--- SUPPLIED MATERIAL ---

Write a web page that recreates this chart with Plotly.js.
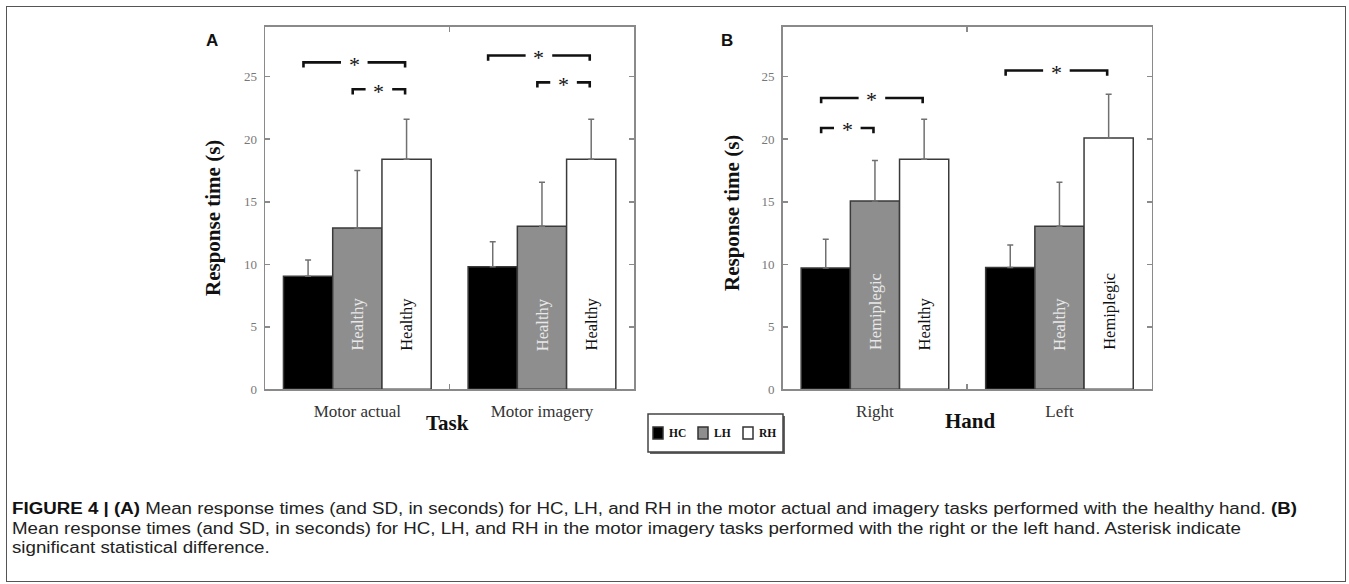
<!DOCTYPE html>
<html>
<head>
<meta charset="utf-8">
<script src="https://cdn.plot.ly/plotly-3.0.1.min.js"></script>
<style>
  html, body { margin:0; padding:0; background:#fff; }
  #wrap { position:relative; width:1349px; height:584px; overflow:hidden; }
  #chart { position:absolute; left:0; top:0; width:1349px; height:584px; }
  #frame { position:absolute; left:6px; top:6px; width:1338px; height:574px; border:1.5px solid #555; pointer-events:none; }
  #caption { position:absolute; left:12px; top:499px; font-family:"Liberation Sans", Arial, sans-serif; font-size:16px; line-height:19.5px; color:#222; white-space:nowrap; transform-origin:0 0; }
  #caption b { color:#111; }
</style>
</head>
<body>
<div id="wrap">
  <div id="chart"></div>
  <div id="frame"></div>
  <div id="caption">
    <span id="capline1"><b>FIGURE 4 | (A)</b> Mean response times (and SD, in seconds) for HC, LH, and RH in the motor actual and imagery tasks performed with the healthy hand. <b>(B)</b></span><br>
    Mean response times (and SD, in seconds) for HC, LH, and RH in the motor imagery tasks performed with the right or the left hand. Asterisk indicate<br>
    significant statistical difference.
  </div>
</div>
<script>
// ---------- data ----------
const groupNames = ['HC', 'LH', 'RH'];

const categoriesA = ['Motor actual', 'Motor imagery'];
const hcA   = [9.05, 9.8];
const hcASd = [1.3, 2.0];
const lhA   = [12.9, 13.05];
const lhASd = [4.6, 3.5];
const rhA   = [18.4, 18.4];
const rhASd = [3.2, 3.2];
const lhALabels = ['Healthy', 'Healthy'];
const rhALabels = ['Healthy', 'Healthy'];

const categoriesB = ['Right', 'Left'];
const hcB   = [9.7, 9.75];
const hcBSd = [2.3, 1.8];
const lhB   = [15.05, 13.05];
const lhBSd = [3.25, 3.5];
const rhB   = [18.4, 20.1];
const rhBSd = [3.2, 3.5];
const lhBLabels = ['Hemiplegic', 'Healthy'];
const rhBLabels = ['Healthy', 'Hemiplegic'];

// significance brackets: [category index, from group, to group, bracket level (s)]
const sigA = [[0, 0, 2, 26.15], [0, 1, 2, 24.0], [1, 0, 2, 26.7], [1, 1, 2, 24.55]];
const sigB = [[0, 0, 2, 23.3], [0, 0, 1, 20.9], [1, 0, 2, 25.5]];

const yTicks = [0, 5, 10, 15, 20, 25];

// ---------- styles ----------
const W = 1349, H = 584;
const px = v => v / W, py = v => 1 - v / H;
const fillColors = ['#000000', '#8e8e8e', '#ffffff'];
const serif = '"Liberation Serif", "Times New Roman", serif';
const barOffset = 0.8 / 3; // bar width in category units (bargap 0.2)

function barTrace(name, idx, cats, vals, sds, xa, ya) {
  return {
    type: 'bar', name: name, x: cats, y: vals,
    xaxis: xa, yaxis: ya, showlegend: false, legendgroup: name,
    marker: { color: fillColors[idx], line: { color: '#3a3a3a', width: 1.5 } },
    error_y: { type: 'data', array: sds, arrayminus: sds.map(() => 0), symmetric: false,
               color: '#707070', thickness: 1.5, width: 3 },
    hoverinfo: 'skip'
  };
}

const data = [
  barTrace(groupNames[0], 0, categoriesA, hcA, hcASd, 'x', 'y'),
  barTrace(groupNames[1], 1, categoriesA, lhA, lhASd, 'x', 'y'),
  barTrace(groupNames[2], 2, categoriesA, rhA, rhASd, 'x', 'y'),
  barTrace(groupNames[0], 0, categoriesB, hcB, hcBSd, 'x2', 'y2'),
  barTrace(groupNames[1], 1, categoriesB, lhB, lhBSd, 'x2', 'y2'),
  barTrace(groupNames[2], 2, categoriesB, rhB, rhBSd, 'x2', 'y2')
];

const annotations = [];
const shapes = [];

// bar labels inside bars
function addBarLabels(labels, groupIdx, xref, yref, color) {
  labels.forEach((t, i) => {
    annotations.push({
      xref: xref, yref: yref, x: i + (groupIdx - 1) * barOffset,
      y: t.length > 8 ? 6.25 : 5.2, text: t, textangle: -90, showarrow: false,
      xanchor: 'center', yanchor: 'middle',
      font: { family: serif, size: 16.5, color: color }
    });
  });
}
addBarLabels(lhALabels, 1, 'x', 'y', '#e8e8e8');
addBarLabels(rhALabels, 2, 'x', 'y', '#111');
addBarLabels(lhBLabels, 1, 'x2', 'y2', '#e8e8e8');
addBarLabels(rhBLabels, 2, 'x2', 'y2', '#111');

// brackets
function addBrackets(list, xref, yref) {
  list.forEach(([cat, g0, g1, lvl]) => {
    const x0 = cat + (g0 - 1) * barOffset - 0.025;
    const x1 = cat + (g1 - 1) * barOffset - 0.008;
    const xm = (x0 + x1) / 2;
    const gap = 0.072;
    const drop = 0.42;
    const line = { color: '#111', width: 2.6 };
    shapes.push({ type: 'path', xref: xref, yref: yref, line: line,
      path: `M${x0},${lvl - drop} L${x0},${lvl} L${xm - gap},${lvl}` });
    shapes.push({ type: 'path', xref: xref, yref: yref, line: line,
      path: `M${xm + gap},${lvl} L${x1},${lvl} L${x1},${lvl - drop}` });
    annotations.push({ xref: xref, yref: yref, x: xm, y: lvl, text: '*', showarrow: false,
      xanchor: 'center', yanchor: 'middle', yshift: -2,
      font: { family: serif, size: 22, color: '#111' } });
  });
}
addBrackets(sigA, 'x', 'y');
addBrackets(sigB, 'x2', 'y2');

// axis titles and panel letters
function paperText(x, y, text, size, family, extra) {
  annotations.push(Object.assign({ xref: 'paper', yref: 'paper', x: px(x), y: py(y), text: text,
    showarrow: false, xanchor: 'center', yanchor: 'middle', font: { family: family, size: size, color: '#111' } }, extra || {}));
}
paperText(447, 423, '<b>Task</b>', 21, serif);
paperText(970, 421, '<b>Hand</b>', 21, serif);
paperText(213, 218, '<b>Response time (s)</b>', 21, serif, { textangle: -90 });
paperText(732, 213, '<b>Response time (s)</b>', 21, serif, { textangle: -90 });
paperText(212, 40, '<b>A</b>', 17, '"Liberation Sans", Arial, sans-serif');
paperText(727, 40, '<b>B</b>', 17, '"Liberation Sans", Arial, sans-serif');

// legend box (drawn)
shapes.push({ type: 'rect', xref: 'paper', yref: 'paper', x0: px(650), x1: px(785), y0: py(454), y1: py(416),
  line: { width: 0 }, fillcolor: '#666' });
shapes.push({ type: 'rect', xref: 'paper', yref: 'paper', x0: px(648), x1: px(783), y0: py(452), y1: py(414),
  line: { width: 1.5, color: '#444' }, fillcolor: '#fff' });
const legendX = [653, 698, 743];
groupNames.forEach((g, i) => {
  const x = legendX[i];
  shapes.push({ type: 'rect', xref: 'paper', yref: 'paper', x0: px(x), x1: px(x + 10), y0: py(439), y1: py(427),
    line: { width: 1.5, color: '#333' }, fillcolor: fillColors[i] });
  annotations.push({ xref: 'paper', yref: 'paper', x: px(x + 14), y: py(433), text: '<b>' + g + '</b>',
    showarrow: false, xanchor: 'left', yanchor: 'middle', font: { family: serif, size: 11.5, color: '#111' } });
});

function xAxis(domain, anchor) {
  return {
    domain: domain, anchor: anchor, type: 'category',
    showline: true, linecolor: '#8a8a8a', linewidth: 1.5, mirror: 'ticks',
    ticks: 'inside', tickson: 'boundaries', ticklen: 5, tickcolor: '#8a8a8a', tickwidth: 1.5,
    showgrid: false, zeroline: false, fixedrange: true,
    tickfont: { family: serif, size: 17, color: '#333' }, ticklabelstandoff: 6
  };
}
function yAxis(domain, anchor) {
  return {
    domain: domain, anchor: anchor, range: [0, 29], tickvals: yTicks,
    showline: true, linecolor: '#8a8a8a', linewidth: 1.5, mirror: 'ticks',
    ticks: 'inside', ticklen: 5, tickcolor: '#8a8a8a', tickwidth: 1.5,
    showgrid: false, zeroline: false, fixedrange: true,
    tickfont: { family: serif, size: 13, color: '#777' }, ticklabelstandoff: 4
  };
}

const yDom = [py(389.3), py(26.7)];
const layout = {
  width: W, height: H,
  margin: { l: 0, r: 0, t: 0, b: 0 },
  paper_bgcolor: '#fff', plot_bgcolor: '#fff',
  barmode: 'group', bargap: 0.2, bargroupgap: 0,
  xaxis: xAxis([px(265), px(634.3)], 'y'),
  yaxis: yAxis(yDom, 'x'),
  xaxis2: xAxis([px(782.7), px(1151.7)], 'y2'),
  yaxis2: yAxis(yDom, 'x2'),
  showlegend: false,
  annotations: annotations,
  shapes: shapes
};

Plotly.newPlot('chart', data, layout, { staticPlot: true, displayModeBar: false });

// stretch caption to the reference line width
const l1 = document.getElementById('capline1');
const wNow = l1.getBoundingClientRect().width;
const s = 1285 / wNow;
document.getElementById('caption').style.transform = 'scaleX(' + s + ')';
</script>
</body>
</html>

---
--- SUPPLIED MATERIAL ---

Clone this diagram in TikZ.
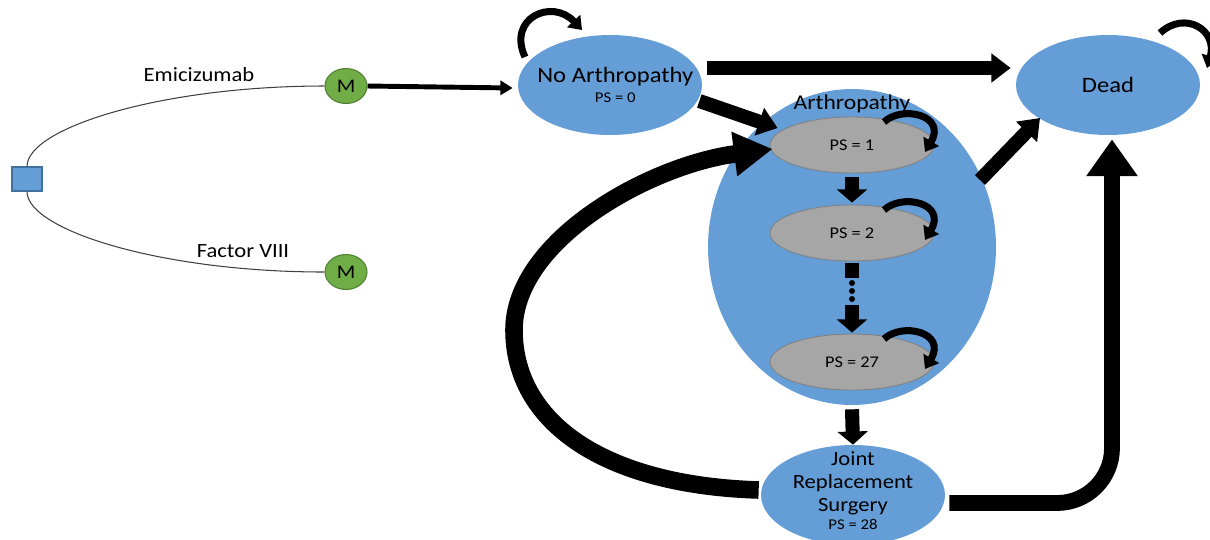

---

From the records above, transcribe exactly the lines starting at the one containing "Write a web" and ending at the one containing "const groupNames = ['HC', 'LH', 'RH'];". Skip the pictures.

## REPLY TO THE TASK
Write a web page that recreates this chart with Plotly.js.
<!DOCTYPE html>
<html>
<head>
<meta charset="utf-8">
<script src="https://cdn.plot.ly/plotly-3.0.1.min.js"></script>
<style>
  html, body { margin:0; padding:0; background:#fff; }
  #wrap { position:relative; width:1349px; height:584px; overflow:hidden; }
  #chart { position:absolute; left:0; top:0; width:1349px; height:584px; }
  #frame { position:absolute; left:6px; top:6px; width:1338px; height:574px; border:1.5px solid #555; pointer-events:none; }
  #caption { position:absolute; left:12px; top:499px; font-family:"Liberation Sans", Arial, sans-serif; font-size:16px; line-height:19.5px; color:#222; white-space:nowrap; transform-origin:0 0; }
  #caption b { color:#111; }
</style>
</head>
<body>
<div id="wrap">
  <div id="chart"></div>
  <div id="frame"></div>
  <div id="caption">
    <span id="capline1"><b>FIGURE 4 | (A)</b> Mean response times (and SD, in seconds) for HC, LH, and RH in the motor actual and imagery tasks performed with the healthy hand. <b>(B)</b></span><br>
    Mean response times (and SD, in seconds) for HC, LH, and RH in the motor imagery tasks performed with the right or the left hand. Asterisk indicate<br>
    significant statistical difference.
  </div>
</div>
<script>
// ---------- data ----------
const groupNames = ['HC', 'LH', 'RH'];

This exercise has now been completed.